William Shakespeare was born in Stratford-upon-Avon in England on April 23, 1564. His father was John Shakespeare, a well-to-do general storekeeper. Shakespeare went to a good school, very much like yours, except he studied some Latin and Greek and became familiar with Greek and Roman plays and poetry.
We don’t know much about his early life, since no one wrote a biography of him while he was alive, but we do know that he married Anne Hathaway in 1582 when he was eighteen, and that they had three children: Susanna, Hamnet, and Judith. Nothing is known of why he decided to go to London, but the next mention we have of him is in 1594, when he was a member of the Lord Chamberlain’s men, a professional acting company. Through looking at some of the records of the theatre, we can find out that his first play was probably The Comedy of Errors, written in 1591, and that A Midsummer Night’s Dream was written probably between 1594 and 1596.

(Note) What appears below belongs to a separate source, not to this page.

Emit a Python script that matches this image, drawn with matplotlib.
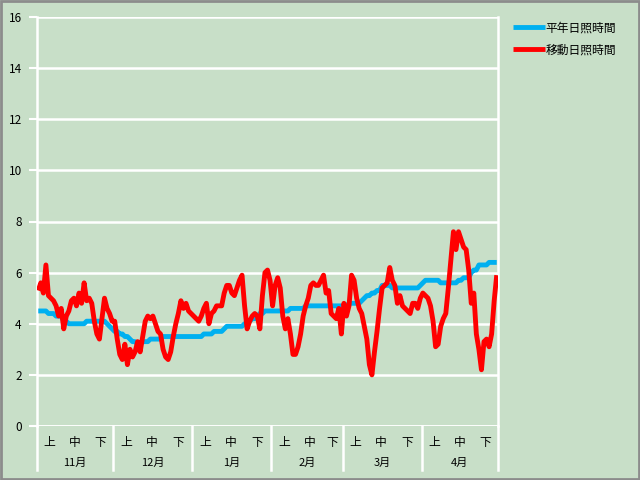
import matplotlib
matplotlib.use("Agg")
import matplotlib.pyplot as plt
import matplotlib.transforms as mtransforms
from matplotlib.patches import Rectangle
import numpy as np

plt.rcParams['font.family'] = ['Noto Sans CJK JP', 'DejaVu Sans']

months = ["11月", "12月", "1月", "2月", "3月", "4月"]
month_days = [30, 31, 31, 28, 31, 30]
dekads = ["上", "中", "下"]
series_names = ["平年日照時間", "移動日照時間"]

normal_nov = [4.5, 4.5, 4.5, 4.5, 4.4, 4.4, 4.4, 4.3, 4.3, 4.3, 4.1, 4.1, 4.0, 4.0, 4.0,
              4.0, 4.0, 4.0, 4.0, 4.1, 4.1, 4.1, 4.1, 4.1, 4.1, 4.1, 4.1, 4.0, 3.9, 3.8]
normal_dec = [3.7, 3.7, 3.6, 3.6, 3.5, 3.5, 3.4, 3.3, 3.3, 3.2, 3.2, 3.3, 3.3, 3.3, 3.4, 3.4,
              3.4, 3.4, 3.4, 3.5, 3.5, 3.5, 3.5, 3.5, 3.5, 3.5, 3.5, 3.5, 3.5, 3.5, 3.5]
normal_jan = [3.5, 3.5, 3.5, 3.5, 3.6, 3.6, 3.6, 3.6, 3.7, 3.7, 3.7, 3.7, 3.8, 3.9, 3.9, 3.9,
              3.9, 3.9, 3.9, 3.9, 4.0, 4.0, 4.1, 4.2, 4.2, 4.3, 4.4, 4.4, 4.5, 4.5, 4.5]
normal_feb = [4.5, 4.5, 4.5, 4.5, 4.5, 4.5, 4.5, 4.6, 4.6, 4.6, 4.6, 4.6, 4.6, 4.7,
              4.7, 4.7, 4.7, 4.7, 4.7, 4.7, 4.7, 4.7, 4.7, 4.7, 4.7, 4.7, 4.7, 4.7]
normal_mar = [4.7, 4.7, 4.8, 4.8, 4.8, 4.8, 4.8, 4.9, 5.0, 5.1, 5.1, 5.2, 5.2, 5.3, 5.3, 5.5,
              5.5, 5.5, 5.5, 5.4, 5.4, 5.4, 5.4, 5.4, 5.4, 5.4, 5.4, 5.4, 5.4, 5.4, 5.5]
normal_apr = [5.6, 5.7, 5.7, 5.7, 5.7, 5.7, 5.7, 5.6, 5.6, 5.6, 5.6, 5.6, 5.6, 5.6, 5.7,
              5.7, 5.8, 5.8, 5.8, 6.0, 6.1, 6.1, 6.3, 6.3, 6.3, 6.3, 6.4, 6.4, 6.4, 6.4]

moving_nov = [5.3, 5.6, 5.2, 6.3, 5.1, 5.0, 4.9, 4.7, 4.3, 4.6, 3.8, 4.3, 4.5, 4.9, 5.0,
              4.7, 5.2, 4.8, 5.6, 4.9, 5.0, 4.8, 4.1, 3.6, 3.4, 4.2, 5.0, 4.6, 4.4, 4.1]
moving_dec = [4.1, 3.4, 2.8, 2.6, 3.2, 2.4, 3.0, 2.7, 2.9, 3.3, 2.9, 3.5, 4.1, 4.3, 4.2, 4.3,
              4.0, 3.7, 3.6, 3.0, 2.7, 2.6, 2.9, 3.5, 4.0, 4.4, 4.9, 4.6, 4.8, 4.5, 4.4]
moving_jan = [4.3, 4.2, 4.1, 4.3, 4.6, 4.8, 4.0, 4.4, 4.5, 4.7, 4.7, 4.7, 5.2, 5.5, 5.5, 5.2,
              5.1, 5.4, 5.7, 5.9, 4.7, 3.8, 4.1, 4.3, 4.4, 4.3, 3.8, 5.1, 6.0, 6.1, 5.7]
moving_feb = [4.7, 5.5, 5.8, 5.4, 4.3, 3.8, 4.2, 3.6, 2.8, 2.8, 3.1, 3.6, 4.3, 4.7,
              5.0, 5.5, 5.6, 5.5, 5.5, 5.7, 5.9, 5.2, 5.3, 4.4, 4.3, 4.2, 4.6, 3.6]
moving_mar = [4.8, 4.3, 4.7, 5.9, 5.7, 5.0, 4.6, 4.4, 3.9, 3.4, 2.4, 2.0, 2.9, 3.7, 4.6, 5.4,
              5.5, 5.6, 6.2, 5.7, 5.5, 4.8, 5.1, 4.7, 4.6, 4.5, 4.4, 4.8, 4.8, 4.6, 5.0]
moving_apr = [5.2, 5.1, 5.0, 4.7, 4.1, 3.1, 3.2, 3.9, 4.2, 4.4, 5.4, 6.5, 7.6, 6.9, 7.6,
              7.3, 7.0, 6.9, 6.1, 4.8, 5.2, 3.6, 3.0, 2.2, 3.3, 3.4, 3.1, 3.6, 4.9, 5.9]

normal = normal_nov + normal_dec + normal_jan + normal_feb + normal_mar + normal_apr
moving = moving_nov + moving_dec + moving_jan + moving_feb + moving_mar + moving_apr

BG = "#C8DFC8"
fig = plt.figure(figsize=(6.4, 4.8), dpi=100, facecolor=BG)
ax = fig.add_axes([37/640, 1-426/480, (498-37)/640, (426-17)/480], facecolor=BG)

x = np.arange(len(normal))
ax.plot(x, normal, color="#00B0F0", lw=3.5, solid_capstyle='butt', label=series_names[0], zorder=3)
ax.plot(x, moving, color="#FF0000", lw=3.5, solid_capstyle='butt', label=series_names[1], zorder=4)

ax.set_xlim(-0.5, len(normal) - 0.5)
ax.set_ylim(0, 16)
ax.set_yticks(range(0, 17, 2))
ax.grid(axis='y', color='white', lw=1.8)
ax.set_axisbelow(True)
for s in ['top', 'bottom']:
    ax.spines[s].set_visible(False)
ax.spines['left'].set_color('white')
ax.spines['left'].set_linewidth(1.8)
ax.spines['right'].set_color('white')
ax.spines['right'].set_linewidth(1.8)
ax.tick_params(axis='y', colors='white', length=6, width=1.5, labelcolor='black', labelsize=8.5, pad=5)

# dekad ticks
starts = np.cumsum([0] + month_days[:-1])
tick_pos, tick_lab = [], []
for st, nd in zip(starts, month_days):
    tick_pos += [st + 4.5, st + 14.5, st + 10 + 10 + (nd - 20) / 2 - 0.5]
    tick_lab += dekads
ax.set_xticks(tick_pos)
ax.set_xticklabels(tick_lab)
ax.tick_params(axis='x', length=0, labelsize=8.5, pad=7)

trans = mtransforms.blended_transform_factory(ax.transData, ax.transAxes)
bounds = list(starts - 0.5) + [len(normal) - 0.5]
for b in bounds:
    ax.plot([b, b], [0, -0.108], transform=trans, color='white', lw=1.8, clip_on=False)
ax.axhline(0, color='white', lw=1.8)
for st, nd, m in zip(starts, month_days, months):
    ax.text(st + nd / 2 - 0.5, -0.09, m, transform=trans, ha='center', va='center', fontsize=8)

fig.legend(loc='upper left', bbox_to_anchor=(502/640, 1-11/480), frameon=False, fontsize=8.5,
           handlelength=2.7, handletextpad=0.1, labelspacing=0.75)

fig.patches.append(Rectangle((0.002, 0.002), 0.996, 0.996, transform=fig.transFigure,
                             fill=False, edgecolor='#8C8C8C', lw=2))

fig.savefig("out.png", dpi=100, facecolor=BG)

Shakespeare died on his birthday, April 23, in 1616 at the age of fifty-two. His only son, Hamnet, had died at the age of eleven, and his wife died seven years after her son’s death. Although his two daughters married and had children, the line died out, so there aren’t any descendants of Shakespeare alive today.
What are still alive are his plays, which are still being performed after almost 400 years, in countries all over the world—in German, French, Russian, and Japanese. Every ten years or so, the film industry “rediscovers” Shakespeare and makes lavish movies of some of his most famous plays.
Michael Hoffman directed a film version of A Midsummer Night’s Dream in 1999, which stared Kevin Kline as Bottom, Michelle Pfeiffer as Titania, and Rupert Everett as Oberon. The text of the play is stripped down a bit in the production, but the reactions and responses of the characters have helped to portray the missing lines.
Question: Can you name some of Shakespeare’s plays which have been made into movies recently and some famous actors in them?
Answer: Hamlet with Kenneth Branagh; another Hamlet with Mel Gibson; Richard III with Ian McKellen; Twelfth Night with Nigel Hawthorne, Much Ado about Nothing with Kenneth Branagh, Emma Thompson, and Michael Keaton; Henry V with Kenneth Branagh; Romeo and Juliet with Clare Danes and Leonardo DiCaprio; Othello with Laurence Fishburne and Kenneth Branagh; Love’s Labour’s Lost with Alicia Silverstone, Nathan Lane, and Kenneth Branagh; and The Merchant of Venice with Al Pacino and Jeremy Irons.